I believe knowledge work with computers is changing for the third time. The first stage was the introduction of the graphical user interface, with folders and documents as we already knew them from the analog world. The second stage consisted of indexing and sophisticated search functions that allowed users to find relevant files easily. In the third stage, distinct documents are sinking into a sea of data from which AI can pull out and prepare the necessary information at any time. What does this mean for my Mac? Does it even make sense to sort data manually anymore?
Building one’s own workflow carries the risk of creating a mental construct that falls apart under the entropy of life. Tinkering with overhead can quickly become a pretext for procrastination that distracts from creative work. So, does AI free us from what I did last weekend: conceptualizing a personal information architecture and going through the never-trouble-free hassle of reconfiguring your computer? Or do valuable thinking and writing operations get lost when humans surrender to artificial intelligence algorithms?
Learnings from a radical reset
When I opened my Mac after reinstalling the operating system, the relief of a clean slate quickly mingled with the strange feeling that this was no longer my computer. Nothing worked the way I was used to and wanted it to. I immediately began adjusting the settings and transferring data from my backups. I tried to turn the computer back into a personal computer, becoming part of my extended mind. It became clear to me that a world of context-free, ephemeral interfaces will no more prevail than hot-desking in interchangeable open-plan offices. Non-lieu may be conducive to busyness; deep work and creativity, however, require an environment personalized in some way and individually appropriated tools.
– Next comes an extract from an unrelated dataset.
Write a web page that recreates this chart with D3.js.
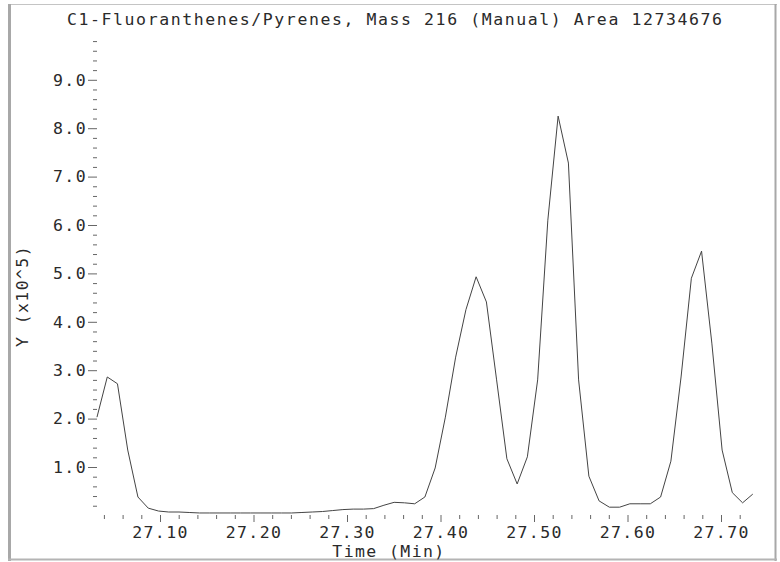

From a technical perspective, my undertaking was a success: I gained about 40 GB of free storage space. And I certainly do not want to return to the confusing fragmentation of my old hard drive. However, throwing all data into a single folder and letting AI sort and structure it doesn’t appeal to me either. Maybe this is just a habit, and future generations or even a future me will work that way. For now, it just doesn’t seem to be in sync with how deep work happens, so I chose a different information architecture.
An information architecture for creative knowledge work
The setup I finally established is based on distributing documents into a handful of generally named folders (like „Author“, „Research and Teaching“, „Administration“). Added to this is a folder with overarching foundational documents („Ground Work“) and one I call „Material“, which contains only files I didn’t write myself (usually PDFs of articles). I can browse the latter for individual projects using the search function. Within the general folders are specific, topic-related keystone folders, e.g., for my books or lectures. Inside those are the actual files.
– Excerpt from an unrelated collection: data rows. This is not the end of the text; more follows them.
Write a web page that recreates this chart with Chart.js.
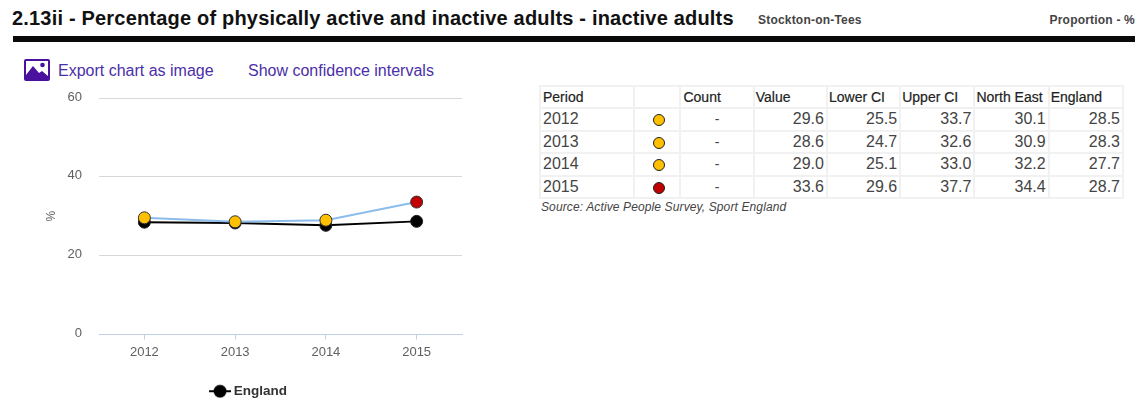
<!DOCTYPE html>
<html><head><meta charset="utf-8">
<script src="https://cdn.jsdelivr.net/npm/chart.js@4"></script>
<style>
html,body{margin:0;padding:0;background:#fff;width:1142px;height:400px;overflow:hidden;font-family:"Liberation Sans",Arial,sans-serif}
.abs{position:absolute;white-space:nowrap}
#title{left:12px;top:6px;font-size:20px;font-weight:bold;color:#111;letter-spacing:.19px;line-height:24px}
#area{left:758px;top:13px;font-size:12px;font-weight:bold;color:#444;line-height:14px;letter-spacing:.2px}
#unit{right:7px;top:13px;font-size:12px;font-weight:bold;color:#444;line-height:14px;letter-spacing:.2px}
#rule{left:13px;top:36px;width:1122px;height:6px;background:#0a0a0a}
.lnk{top:62px;font-size:16px;line-height:18px;color:#4b2fa8}
#icon{left:24px;top:59px}
#cv{position:absolute;left:0;top:68px}
table{position:absolute;left:539px;top:85px;border-collapse:separate;border-spacing:2px;font-size:16px;color:#444;table-layout:fixed;width:585px;background:#f1f1f1}
td,th{background:#fff;padding:0 2px;height:20.6px;line-height:20px;overflow:hidden;white-space:nowrap}
th{font-size:14px;height:19.6px;font-weight:normal;color:#222;text-align:left;-webkit-text-stroke:.2px #222;padding-left:1px}
th:first-child,th:nth-child(3){padding-left:2px}
td.n{text-align:right}td.c{text-align:center}
.dot{display:inline-block;width:10px;height:10px;border-radius:50%;border:1px solid #222;vertical-align:-1px;position:relative;left:2px;top:1px}
td.c{font-size:14px}
#src{left:541px;top:200px;font-size:12px;font-style:italic;color:#444;line-height:14px;letter-spacing:.12px}
</style></head><body>
<div class="abs" id="title">2.13ii - Percentage of physically active and inactive adults - inactive adults</div>
<div class="abs" id="area">Stockton-on-Tees</div>
<div class="abs" id="unit">Proportion - %</div>
<div class="abs" id="rule"></div>
<svg class="abs" id="icon" width="26" height="22" viewBox="0 0 26 22"><rect x="1" y="1" width="24" height="20" fill="#fff" stroke="#4a109e" stroke-width="2" rx="1"/><path d="M2 20V16L9 7l6 7 3-2 6 5v3z" fill="#4a109e"/><circle cx="18.5" cy="6" r="2.3" fill="#4a109e"/></svg>
<div class="abs lnk" style="left:58px">Export chart as image</div>
<div class="abs lnk" style="left:248px">Show confidence intervals</div>
<canvas id="cv" width="480" height="340" style="width:480px;height:340px"></canvas>
<table id="t"></table>
<div class="abs" id="src">Source: Active People Survey, Sport England</div>
<script>
const periods=["2012","2013","2014","2015"];
const counts=["-","-","-","-"];
const values=[29.6,28.6,29.0,33.6];
const lowerCI=[25.5,24.7,25.1,29.6];
const upperCI=[33.7,32.6,33.0,37.7];
const northEast=[30.1,30.9,32.2,34.4];
const england=[28.5,28.3,27.7,28.7];
const pointColours=["#ffc000","#ffc000","#ffc000","#c00000"];
const yTicks=[0,20,40,60];
const headers=["Period","","Count","Value","Lower CI","Upper CI","North East","England"];
const widths=[92,44,71,71,71,72,72,72];

const t=document.getElementById('t');
let h='<colgroup>'+widths.map(w=>`<col style="width:${w}px">`).join('')+'</colgroup><tr>'+headers.map(x=>`<th>${x}</th>`).join('')+'</tr>';
periods.forEach((p,i)=>{h+=`<tr><td>${p}</td><td class="c"><span class="dot" style="background:${pointColours[i]}"></span></td><td class="c">${counts[i]}</td>`+
 [values,lowerCI,upperCI,northEast,england].map(a=>`<td class="n">${a[i].toFixed(1)}</td>`).join('')+'</tr>';});
t.innerHTML=h;

const lg=document.createElement('canvas');lg.width=30;lg.height=14;
{const c=lg.getContext('2d');c.strokeStyle='#000';c.lineWidth=2;c.beginPath();c.moveTo(8,7);c.lineTo(30,7);c.stroke();c.fillStyle='#000';c.beginPath();c.arc(19,7,6.5,0,7);c.fill();}

Chart.defaults.font.family='"Liberation Sans",Arial,sans-serif';
const axisBlue='#c0d0e8';
new Chart(document.getElementById('cv'),{type:'line',
 data:{labels:periods,datasets:[
  {label:'Stockton-on-Tees',data:values,borderColor:'#8cbcec',borderWidth:2,tension:0,pointRadius:6,pointHoverRadius:6,pointBackgroundColor:pointColours,pointBorderColor:'#333',pointBorderWidth:1,order:1},
  {label:'England',data:england,borderColor:'#000',borderWidth:2,tension:0,pointRadius:6,pointBackgroundColor:'#000',pointBorderColor:'#222',pointBorderWidth:1,order:2}
 ]},
 options:{responsive:false,animation:false,
  layout:{padding:{left:30,right:18,top:30,bottom:0}},
  plugins:{tooltip:{enabled:false},title:{display:false},
   legend:{position:'bottom',align:'center',
    labels:{usePointStyle:true,pointStyleWidth:22,boxHeight:14,padding:0,color:'#333',font:{size:13.5,weight:'bold'},
     generateLabels:ch=>[{text:'England',pointStyle:lg,fontColor:'#333',lineWidth:0,strokeStyle:'transparent',fillStyle:'transparent',datasetIndex:1}]}}},
  scales:{
   x:{offset:true,afterFit:a=>{a.height=50},grid:{offset:false,drawOnChartArea:false,drawTicks:true,tickLength:5,color:axisBlue},border:{color:axisBlue,display:true},
      ticks:{color:'#606060',font:{size:13},padding:5,maxRotation:0}},
   y:{min:0,max:60,afterFit:a=>{a.width=69},afterBuildTicks:a=>{a.ticks=yTicks.map(v=>({value:v}))},
      grid:{color:c=>c.tick&&c.tick.value===0?axisBlue:'#d8d8d8',drawTicks:false},border:{display:false},
      title:{display:true,text:'%',color:'#606060',font:{size:12},padding:{top:14,bottom:0}},
      ticks:{color:'#606060',font:{size:13},padding:17,labelOffset:-1}}
  }}});
</script>
</body></html>
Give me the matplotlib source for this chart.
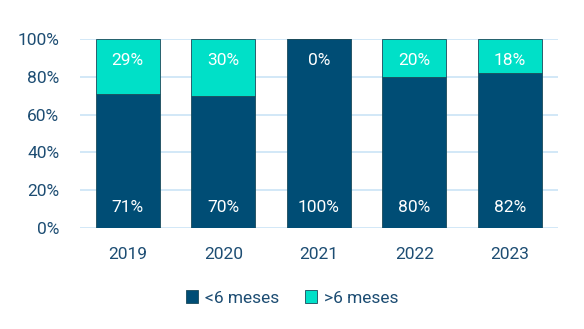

At the core of every keystone folder I maintain “idea documents” (a term I borrow from Cal Newport): open text files where I throw in everything that comes my way on a topic that interests me and could potentially become a post, a paper, or a book (like real world observations, thoughts, quotes, links, etc.). The advantage of this data type is that you don’t impose too strong a pre-structure (the thinking process remains open and in motion) and work „actively“ instead of just engaging in ad hoc dialogue with AI. Deep, potentially original work consists of a combination of push, pull, and serendipity elements. Push: deliberately sticking with a topic over a longer period of time so that things work subconsciously and can be thoroughly thought through; pull: targeted, project-related research using libraries, search engines, and AI (as well as, of course, conversations with people, observations etc.); serendipity: irritating or stimulating discoveries in areas unrelated to the current thought process (while walking through the city, in a bookstore display, when watching a film, traveling, talking with a chance acquaintance…).
Nothing speaks against relieving algorithmization (I will share a few concrete hacks I found helpful in next week’s POSTCARD). However, automation only makes sense as long as it clears the way for the challenging core work that no computer can take over, and that is based on trusting one’s own thinking. Knowledge and creative work ultimately come down to creating new perspectives on the world and new ways of speaking. They consist of a delicate balance between collecting and structuring, systematic process and random encounters. The right amount of automation prevents getting lost in the details. The right amount of friction prevents superficial completion. The art lies in establishing a workflow in the delicate triangle of world, mind, and computer that supports this special form of existence.